As told to Gayle Sequeira
In Judgementall Hai Kya, a voiceover artist (Kangana Ranaut), for whom reel blends into real, suspects her neighbour (Rajkummar Rao) of murdering his wife. She trusts her own mind, but can she get others to trust her? From murder to mental illness to two films-within-a-film and even an acknowledgement of thanks to director Sriram Raghavan, there's a lot packed into this film. Writer Kanika Dhillon breaks it down:
He was kind enough to look at the film when we were editing it and give us feedback. (Director) Prakash Kovelamudi and I both look up to his work and that's why the thank you note. He gave us his time, looked at the story with a certain gaze, was discussing certain scenes, had notes. It was a conversation that helped us see things with more clarity. We wanted someone who understands the medium and is a master of the genre. So his feedback was invaluable.
When Bobby sees a cockroach that means her madness is escalating. It's a symbol of her brain going completely haywire. She doesn't take her medicines and the cockroach starts appearing more frequently. At the interval, you realise there's no cockroach and she was just imagining it. It's symbolic of so many things that are wrong in her life, her troubles, her helplessness. She's constantly trying to get to it but it doesn't exist. It leads her to places rational minds can't go. So it's a symbol of hope and madness at the same time. In the second half, you know the cockroach doesn't exist so when you see it, you're reminded of the thread of madness running through the character.

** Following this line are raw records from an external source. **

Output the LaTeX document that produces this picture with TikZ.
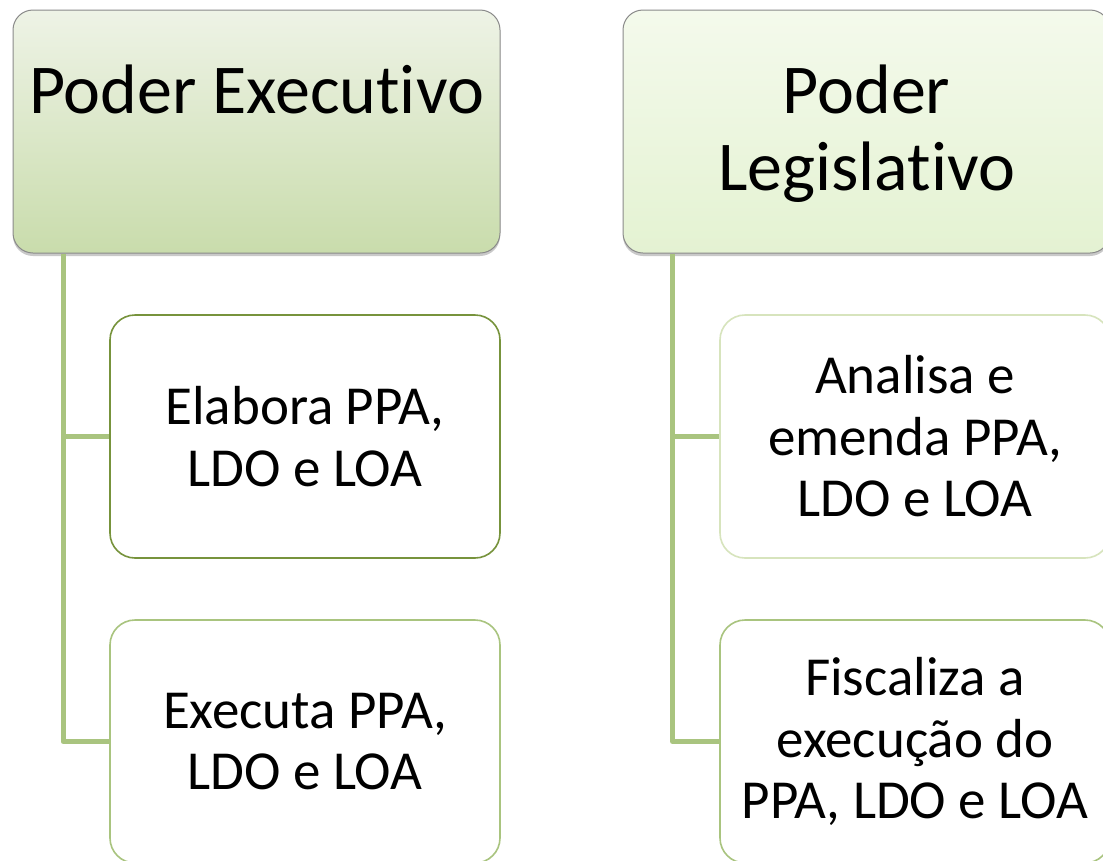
\documentclass[tikz,border=0pt]{standalone}
\usepackage{fontspec}
\setmainfont{Carlito}[Ligatures={NoCommon,NoContextual}]
\usetikzlibrary{shadows}
\definecolor{connG}{HTML}{A9C47F}
\definecolor{bdDark}{HTML}{77933C}
\definecolor{bdMid}{HTML}{A9C47F}
\definecolor{bdLight}{HTML}{D7E4BD}
\definecolor{topAtop}{HTML}{EEF3E6}
\definecolor{topAbot}{HTML}{C9DCAC}
\definecolor{topBtop}{HTML}{F4FAEC}
\definecolor{topBbot}{HTML}{E4F2D2}
\definecolor{topBorder}{HTML}{8A8A8A}
\tikzset{
  topbox/.style={draw=topBorder, line width=1pt, rounded corners=20pt,
    minimum width=487pt, minimum height=243pt, inner sep=0pt,
    drop shadow={shadow xshift=0pt, shadow yshift=-3pt, opacity=0.35, fill=black!60}},
  toptext/.style={font=\fontsize{70}{77}\selectfont, align=center, inner sep=0pt},
  childbox/.style={fill=white, line width=1.6pt, rounded corners=25pt,
    minimum width=390pt, minimum height=243pt, inner sep=0pt, align=center,
    font=\fontsize{55}{61.5}\selectfont},
  conn/.style={draw=connG, line width=5pt, line join=round}
}
\begin{document}
\begin{tikzpicture}[x=1pt, y=-1pt]
\path[use as bounding box, clip] (0,0) rectangle (1103,860);
\fill[white] (0,0) rectangle (1103,860);
% top boxes
\node[topbox, top color=topAtop, bottom color=topAbot] (pe) at (256.5,131.5) {};
\node[toptext, anchor=base] (pet) at (256.5,113) {Poder Execut\kern0pt ivo};
\node[topbox, top color=topBtop, bottom color=topBbot] (pl) at (866.5,131.5) {};
\node[toptext, anchor=base] (plt) at (866.5,190) {Poder\\Legislat\kern0pt ivo};
% children
\node[childbox, draw=bdDark] (e1) at (305,436.5) {Elabora PPA,\\LDO e LOA};
\node[childbox, draw=bdMid] (e2) at (305,741.5) {Executa PPA,\\LDO e LOA};
\node[childbox, draw=bdLight] (l1) at (915,436.5) {Analisa e\\emenda PPA,\\LDO e LOA};
\node[childbox, draw=bdMid] (l2) at (915,741.5) {Fiscaliza a\\execução do\\PPA, LDO e LOA};
% connectors
\coordinate (trunkL) at (63,253);
\coordinate (trunkR) at (672.5,253);
\draw[conn] (trunkL |- pe.south) |- (e2.west);
\draw[conn] (trunkL |- e1.west) -- (e1.west);
\draw[conn] (trunkR |- pl.south) |- (l2.west);
\draw[conn] (trunkR |- l1.west) -- (l1.west);
\end{tikzpicture}
\end{document}
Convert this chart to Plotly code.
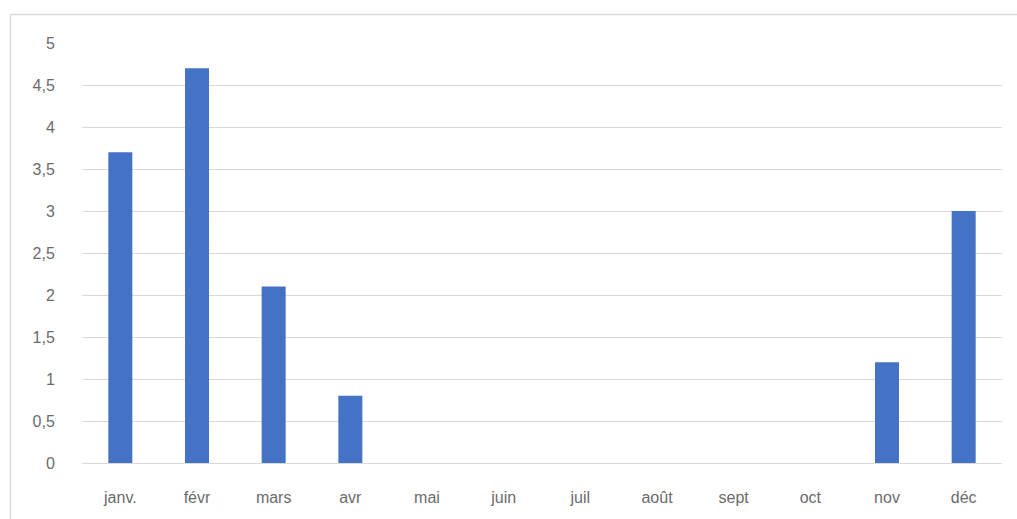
import plotly.graph_objects as go

months = ["janv.", "févr", "mars", "avr", "mai", "juin", "juil", "août", "sept", "oct", "nov", "déc"]
values = [3.7, 4.7, 2.1, 0.8, 0, 0, 0, 0, 0, 0, 1.2, 3.0]
y_ticks = [0, 0.5, 1, 1.5, 2, 2.5, 3, 3.5, 4, 4.5, 5]

W, H = 1017, 519
ML, MR, MT, MB = 82, 15, 43, 56
pw, ph = W - ML - MR, H - MT - MB

fig = go.Figure(go.Bar(x=months, y=values, marker_color="#4472C4", marker_line_width=0))

label_font = dict(family="Liberation Sans, Arial, sans-serif", size=16, color="#6b6b6b")

fig.update_layout(
    width=W, height=H,
    margin=dict(l=ML, r=MR, t=MT, b=MB, pad=0),
    paper_bgcolor="white", plot_bgcolor="white",
    bargap=0.687,
    separators=", ",
    showlegend=False,
    font=label_font,
    xaxis=dict(
        tickfont=label_font, showgrid=False, showline=False, zeroline=False,
        ticks="outside", ticklen=20, tickcolor="rgba(0,0,0,0)",
    ),
    yaxis=dict(
        range=[0, 5], tickvals=y_ticks, tickfont=label_font,
        showgrid=True, gridcolor="#d9d9d9", gridwidth=1,
        zeroline=True, zerolinecolor="#d9d9d9", zerolinewidth=1,
        showline=False, ticks="outside", ticklen=23, tickcolor="rgba(0,0,0,0)",
    ),
    shapes=[
        # outer chart frame (top and left edges visible)
        dict(type="rect", xref="paper", yref="paper",
             x0=(10.5 - ML) / pw, x1=(W + 20 - ML) / pw,
             y0=(MT + ph - (H + 20)) / ph, y1=(MT + ph - 14.5) / ph,
             line=dict(color="#d9d9d9", width=1.5), fillcolor="rgba(0,0,0,0)", layer="below"),
    ],
)

fig.write_html("out.html")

Prakash came up with this. He wanted her to do something with her hands and that became doing origami. The trauma that she went through in her childhood – there's no bodily scar or external wound you can show or even emotional wound you can show. So what is the external manifestation of this wound that has scarred her for life and broken her mind? The origami is a contained wound that is channeled into something physical. It's channeled her emotions, her attention and her focus. The violence between a man and woman is channeled into some beautiful artwork. She's not negative, she's not gone into a dark zone – she's looking at brutality and murder and creating something beautiful out of it. There's pain and yet, art.
Over the last few years, I'd been noticing this man who stands at Juhu Circle. He had a sign saying: Dharam pe chalo, sab se prem karo. Whenever I'd cross Juhu Circle in an auto, I'd always look forward to seeing him. And I'd keep thinking about him for half an hour after. On days when he was not there, I'd feel like arre he's not here. It just became a thing. It stayed with me. I wanted him to be in the story – this man who stands with a placard, who makes you smile, makes you think. And who makes you think. We're always forming connections we aren't aware of. He really left an impact on me. He's just a reminder that life is not all that bad. In the humdrum and the routine, he reminds you of how beautiful life can be. There's also this church near American Bakery and whenever I was down or upset, their signs would make me smile. Their quotes were so inspiring. I would always see it as a sign that things would get better. It would uplift me. It could just be: Hold on, God is watching you. And I'd feel better.
Bobby (Ranaut) is influenced by her characters. So I had to show the peaks and the valleys that she goes through emotionally. Rowdy Rani is out there, she has all the control, she's whooping everyone's asses. Zara is suspicious, she's fearing for her life, feeling that there's a murder about to happen. So I needed these two extreme situations. Real life spills over into reel life and vice versa. In Zara, there's this situation with the baarish and the chhatri and is recreated in her life and that's the first time reel life creeps into her life. That sparks her interest in Keshav (Rao) in a sexual, inquisitive way. As she gets deeper into the story, she realises that the guy she was feeling for is suspicious and her instincts kick in. The sexual gaze turns into something suspicious and eventually, catastrophic.
When the characters come out of Bobby's head and into the real world. It was a tricky one because we've not really seen it in cinema before and the audience isn't familiar with this kind of a narrative. It was also bordering on the bizarre and a kind of breaking of the fourth wall – these characters came out of her head and are now interacting with her in real life. She can see, hear and feel them and so can the audience. Will they accept it? How do I make it land? That scene was crucial but could've undone so much of the narrative before. So I was worried about it while writing it but I was very happy with the way it got translated. There was no draft in which the characters didn't come out of her head though.
I wrote the character independently and Kangana was the best choice for it. She's a thinking actor – she asks questions, makes suggestions, has a specific way of playing the role. So of course one had to work around it.
We did have a specific diagnosis but the Psychiatric Association of India told us not to make it so specific, which was fair. A mental condition is not a simple thing. You can't have only one kind of diagnosis under that. There are so many symptoms and so many ways to treat it and to project it that it would have not been fair to take one singular disease and go with it because that could be incorrect. A mental condition is very erratic. It has a lot of manifestations that we could not have covered with just one character in a story. So it was very well advised.